Finalista al premio Ubu 2015, arriva al Napoli Est Teatro (1 e 2 aprile 2017), Milite ignoto – quindicidiciotto, scritto, diretto e interpretato da Mario Perrotta. Selezionato da Eurodram – rete europea di traduzione teatrale come migliore novità italiana o ricerca drammaturgica, il testo è tratto da Avanti sempre di Nicola Maranesi e da La Grande Guerra, per il progetto I diari raccontano a cura di Pier Vittorio Buffa e Nicola Maranesi per Gruppo editoriale L’Espresso e Archivio Diaristico Nazionale.
“Milite Ignoto” parla del primo, momento di unità nazionale, delle trincee di sangue e fango in cui gli “italiani” si sono conosciuti e ritrovati vicini per la prima volta: veneti e sardi, piemontesi e siciliani, pugliesi e lombardi accomunati dalla paura e dallo spaesamento per quell’evento più grande di loro. Spaesamento acuito dalla babele di dialetti.

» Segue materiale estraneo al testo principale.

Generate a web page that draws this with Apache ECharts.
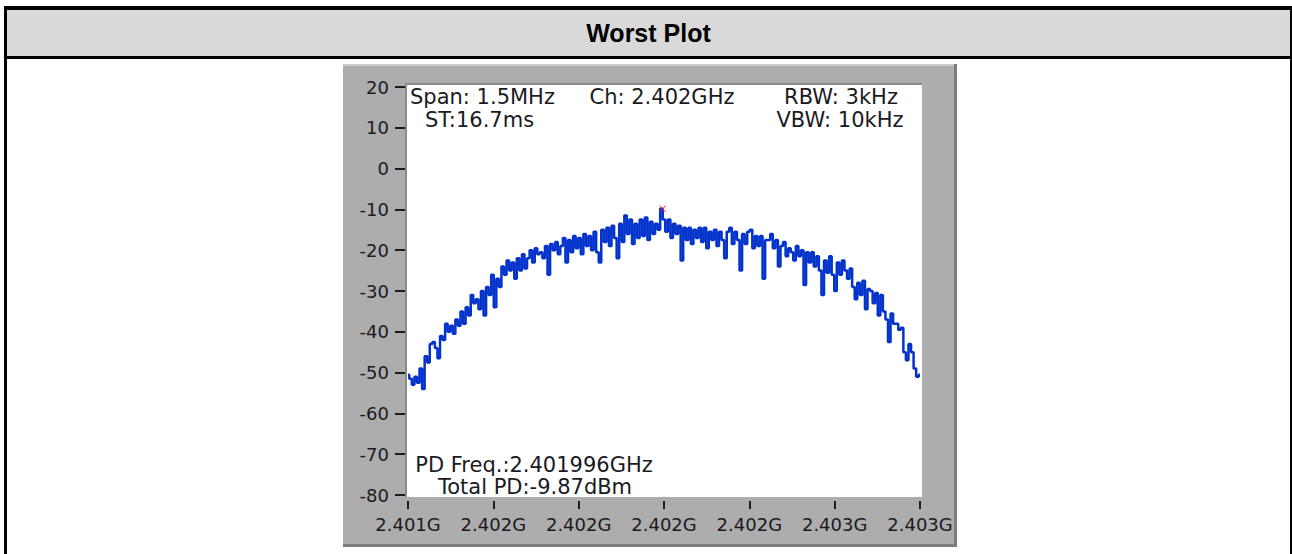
<!DOCTYPE html>
<html>
<head>
<meta charset="utf-8">
<script src="https://cdn.jsdelivr.net/npm/echarts/dist/echarts.min.js"></script>
<style>
  html, body { margin:0; padding:0; background:#fff; width:1292px; height:554px; overflow:hidden; }
  #frame { position:absolute; left:4px; top:6px; width:1283px; height:600px;
           border-left:3px solid #000; border-top:4px solid #000; border-right:3px solid #000; }
  #header { position:absolute; left:0; top:0; width:100%; height:46px; background:#d9d9d9;
            border-bottom:3px solid #000; text-align:center; line-height:46px;
            font-family:"Liberation Sans", Arial, sans-serif; font-weight:bold; font-size:25px; color:#000; }
  #chart { position:absolute; left:0; top:0; width:1292px; height:554px; }
</style>
</head>
<body>
<div id="frame"><div id="header">Worst Plot</div></div>
<div id="chart"></div>
<script>
// ---- data ----
const sweepStartMHz = 2401.25;   // span 1.5 MHz centred on 2.402 GHz
const sweepEndMHz = 2402.75;
const sweepStepMHz = 0.0075;     // analyser bin spacing
const tickStepMHz = 0.25;
const xTickLabels = ['2.401G', '2.402G', '2.402G', '2.402G', '2.402G', '2.403G', '2.403G'];
const yMin = -80, yMax = 20, yStep = 10;

const powerDbm = [
  -50.5, -51.5, -53, -51, -52.5, -49, -54, -46, -47.5, -43, -42.5,
  -44, -46.5, -41, -42, -38, -40, -38.5, -40.5, -37, -38.5,
  -35, -38, -34, -36, -31, -33, -32, -34.5, -30, -36,
  -29, -31, -26, -34, -27, -29, -24, -26, -22.5, -25,
  -23, -27, -22, -25, -21, -24.5, -22, -20, -23, -19.5,
  -21, -20.5, -22, -19, -26, -18.5, -20, -18, -21, -19,
  -17, -23, -17.5, -20.5, -16.5, -19.5, -17, -21, -16, -19,
  -16.5, -20, -15.5, -20.5, -23, -15, -18, -14.5, -19, -14,
  -17, -22, -13.5, -18, -11.5, -16, -12.5, -18.5, -13.5, -17,
  -12.5, -16.5, -12, -17.5, -13, -16, -13.5, -15, -9.87, -12.5,
  -15.5, -12.5, -17, -13.5, -16, -14, -22.5, -14.5, -17.5, -14.5,
  -18.5, -15, -17, -14.5, -18, -14.5, -19.5, -15.5, -17.5, -15,
  -19, -15.5, -17.5, -22, -15.5, -14.5, -18.5, -15.5, -17.5, -25,
  -16, -18.5, -15.5, -15, -19.5, -16.5, -19, -16.5, -27, -17.5,
  -17.5, -16, -19.5, -17.5, -24, -19, -18, -21.5, -19.5, -20.5,
  -22.5, -19, -21.5, -20, -28.5, -20.5, -23, -20.5, -24, -21.5,
  -25, -31, -22.5, -25.5, -21.5, -26, -30, -23, -26, -22.5,
  -25, -27, -24.5, -29, -32, -28, -31, -27.5, -34.5, -29.5,
  -30, -33, -30.5, -36, -31, -35, -37, -42.5, -35.5, -38,
  -38, -39.5, -39, -45, -47, -43, -45, -49, -51, -50.5
];

const peakFreqMHz = 2401.996;
const peakPowerDbm = -9.87;

const annotTopLeft = ['Span: 1.5MHz', 'ST:16.7ms'];
const annotTopMid = 'Ch: 2.402GHz';
const annotTopRight = ['RBW: 3kHz', 'VBW: 10kHz'];
const annotBottom = ['PD Freq.:2.401996GHz', 'Total PD:-9.87dBm'];

// ---- build ----
const traceData = powerDbm.map((v, i) => [sweepStartMHz + i * sweepStepMHz, v]);

const chart = echarts.init(document.getElementById('chart'), null, { renderer: 'svg' });
const txtFont = '"DejaVu Sans", Verdana, sans-serif';
const txtColor = '#1a1a22';
const annFont = '21px ' + txtFont;

function ann(text, x, y, align) {
  return { type: 'text', z: 50, x: x, y: y,
    style: { text: text, font: annFont, fill: txtColor, textAlign: align, textVerticalAlign: 'middle', lineHeight: 20 } };
}

const option = {
  animation: false,
  backgroundColor: 'transparent',
  grid: { left: 408, right: 372, top: 87, bottom: 59, containLabel: false },
  xAxis: {
    type: 'value', min: sweepStartMHz, max: sweepEndMHz, interval: tickStepMHz,
    position: 'bottom', offset: 6,
    axisLine: { show: false, onZero: false },
    axisTick: { show: true, length: 8, lineStyle: { color: txtColor, width: 2 } },
    axisLabel: {
      margin: 14, fontSize: 18, fontFamily: txtFont, color: txtColor,
      formatter: v => xTickLabels[Math.round((v - sweepStartMHz) / tickStepMHz)]
    },
    splitLine: { show: false }
  },
  yAxis: {
    type: 'value', min: yMin, max: yMax, interval: yStep,
    position: 'left', offset: 3,
    axisLine: { show: false, onZero: false },
    axisTick: { show: true, length: 10, lineStyle: { color: txtColor, width: 2 } },
    axisLabel: { margin: 16, fontSize: 18, fontFamily: txtFont, color: txtColor },
    splitLine: { show: false }
  },
  graphic: [
    // gray instrument panel
    { type: 'rect', z: -20, shape: { x: 343, y: 64, width: 613, height: 481 }, style: { fill: '#adadad' } },
    { type: 'rect', z: -19, shape: { x: 343, y: 64, width: 613, height: 2 }, style: { fill: '#cdcdcd' } },
    { type: 'rect', z: -19, shape: { x: 954, y: 64, width: 3, height: 483 }, style: { fill: '#7d7d7d' } },
    { type: 'rect', z: -19, shape: { x: 343, y: 544, width: 614, height: 3 }, style: { fill: '#7d7d7d' } },
    // plot area
    { type: 'rect', z: -18, shape: { x: 405, y: 83, width: 517, height: 414 }, style: { fill: '#8a8a8a' } },
    { type: 'rect', z: -17, shape: { x: 407, y: 85, width: 515, height: 412 }, style: { fill: '#ffffff' } },
    // annotations
    ann(annotTopLeft[0], 410, 97, 'left'),
    ann(annotTopLeft[1], 425, 120, 'left'),
    ann(annotTopMid, 662, 97, 'center'),
    ann(annotTopRight[0], 841, 97, 'center'),
    ann(annotTopRight[1], 840, 120, 'center'),
    ann(annotBottom[0], 534, 465, 'center'),
    ann(annotBottom[1], 535, 487, 'center')
  ],
  series: [
    {
      type: 'line', data: traceData, showSymbol: false, step: 'middle',
      lineStyle: { color: '#0433cc', width: 2.5 }, z: 3
    },
    {
      type: 'scatter', data: [[peakFreqMHz, peakPowerDbm]],
      symbol: 'path://M0,1L1,0L5,4L9,0L10,1L6,5L10,9L9,10L5,6L1,10L0,9L4,5Z',
      symbolSize: 7, itemStyle: { color: '#e3262a' }, z: 4
    }
  ]
};
chart.setOption(option);
</script>
</body>
</html>
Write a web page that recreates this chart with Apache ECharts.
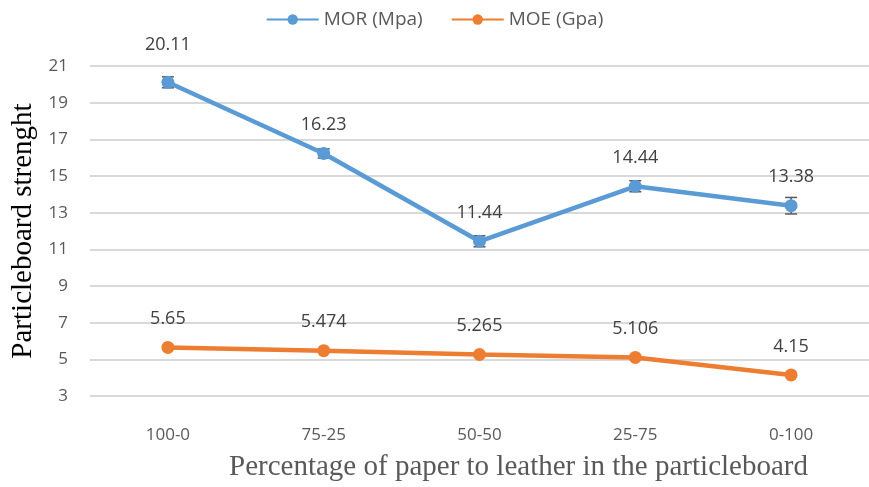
<!DOCTYPE html>
<html><head><meta charset="utf-8">
<script src="https://cdn.jsdelivr.net/npm/echarts@6/dist/echarts.min.js"></script>
<style>html,body{margin:0;padding:0;background:#fff;overflow:hidden}#c{width:869px;height:487px}</style>
</head><body><div id="c"></div>
<script>
const categories = ['100-0','75-25','50-50','25-75','0-100'];
const morValues = [20.11, 16.23, 11.44, 14.44, 13.38];
const moeValues = [5.65, 5.474, 5.265, 5.106, 4.15];
const morErrors = [0.3, 0.25, 0.3, 0.3, 0.45];
const yTicks = [3,5,7,9,11,13,15,17,19,21];

const chart = echarts.init(document.getElementById('c'));
function errSeries(vals, errs) {
  return {
    type: 'custom', z: 1, silent: true,
    renderItem: function (params, api) {
      const i = api.value(0);
      const hi = api.coord([i, api.value(1) + api.value(3)]);
      const lo = api.coord([i, api.value(1) - api.value(3)]);
      const w = 6;
      const st = {stroke: '#595959', lineWidth: 1.5};
      return {type: 'group', children: [
        {type: 'line', shape: {x1: hi[0], y1: hi[1], x2: lo[0], y2: lo[1]}, style: st},
        {type: 'line', shape: {x1: hi[0]-w, y1: hi[1], x2: hi[0]+w, y2: hi[1]}, style: st},
        {type: 'line', shape: {x1: lo[0]-w, y1: lo[1], x2: lo[0]+w, y2: lo[1]}, style: st}
      ]};
    },
    data: vals.map((v, i) => [i, v, 0, errs[i]])
  };
}
const labelFont = {fontSize: 18, color: '#404040', fontFamily: 'Open Sans, Liberation Sans'};
chart.setOption({
  animation: false,
  legend: {
    top: 5, left: 'center', itemGap: 28, itemWidth: 52, itemHeight: 13,
    textStyle: {fontFamily: 'Open Sans, Liberation Sans', fontSize: 19, color: '#595959'},
    data: ['MOR (Mpa)', 'MOE (Gpa)']
  },
  grid: {left: 90, top: 66, width: 789, height: 331, containLabel: false},
  xAxis: {
    type: 'category', data: categories, boundaryGap: true,
    axisLine: {show: false}, axisTick: {show: false},
    axisLabel: {margin: 31, fontSize: 17, color: '#595959', fontFamily: 'Open Sans, Liberation Sans'},
    name: 'Percentage of paper to leather in the particleboard',
    nameLocation: 'middle', nameGap: 57,
    nameTextStyle: {fontFamily: 'Liberation Serif', fontSize: 29, color: '#595959', padding: [0,0,0,78]}
  },
  yAxis: {
    type: 'value', min: 3, max: 21, interval: 2,
    axisLine: {show: false}, axisTick: {show: false},
    axisLabel: {margin: 22, fontSize: 17, color: '#595959', fontFamily: 'Open Sans, Liberation Sans',
      formatter: v => yTicks.includes(v) ? String(v) : ''},
    splitLine: {lineStyle: {color: '#d9d9d9', width: 2}},
    name: 'Particleboard strenght', nameLocation: 'middle', nameGap: 46,
    nameTextStyle: {fontFamily: 'Liberation Serif', fontSize: 29, color: '#000'}
  },
  series: [
    {
      name: 'MOR (Mpa)', type: 'line', z: 2,
      data: morValues.map((v, i) => i === 0 ? {value: v, label: {distance: 22}} : v),
      symbol: 'circle', symbolSize: 13,
      lineStyle: {color: '#5b9bd5', width: 4.5}, itemStyle: {color: '#5b9bd5'},
      label: Object.assign({show: true, position: 'top', distance: 13,
        formatter: p => String(morValues[p.dataIndex])}, labelFont)
    },
    {
      name: 'MOE (Gpa)', type: 'line', data: moeValues, z: 2,
      symbol: 'circle', symbolSize: 13,
      lineStyle: {color: '#ed7d31', width: 4.5}, itemStyle: {color: '#ed7d31'},
      label: Object.assign({show: true, position: 'top', distance: 13,
        formatter: p => String(moeValues[p.dataIndex])}, labelFont)
    },
    errSeries(morValues, morErrors)
  ]
});
</script></body></html>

“Ho scelto questo titolo, – spiega Perrotta – perché la prima guerra mondiale fu l’ultimo evento bellico dove il milite ebbe ancora un qualche valore anche nel suo agire solitario, mentre da quel conflitto in poi divenne, appunto, ignoto. E voglio intendere “dimenticato”: dimenticato in quanto essere umano che ha un nome e un cognome. Una faccia e una voce. Nella primo conflitto mondiale, gradatamente, anche il nemico diventa ignoto, perché non ci sono più campidi battaglia per i “corpo a corpo”, dove guardare negli occhi chi sta per colpirti a morte, ma ci sono trincee dalle quali partono proiettili e bombe anonime, senza un volto da maledire prima dell’ultimo respiro. E nuvole di gas che coprono ettari di terreno e radono al suolo interi battaglioni senza un lamento. E aerei che scaricano tonnellate di esplosivo dal cielo e navi che sparano cannonate a centinaia di metri di distanza. Uno sparare nel mucchio insomma, un conflitto spersonalizzato in cui gli esseri umani coinvolti sono semplici ingranaggi della macchina della storia, del meccanismo che li ingoia e li trasforma in cose.
Come sempre accade nel mio lavoro. sono andato controcorrente e ho rivolto la mia attenzione verso le piccole storie, verso gli sguardi e le parole di singoli uomini che hanno vissuto e descritto quegli eventi dal loro particolarissimo punto d’osservazione, perché questo è il compito del teatro, o almeno del mio teatro: esaltare le piccole storie per gettare altra luce sulla grande storia”.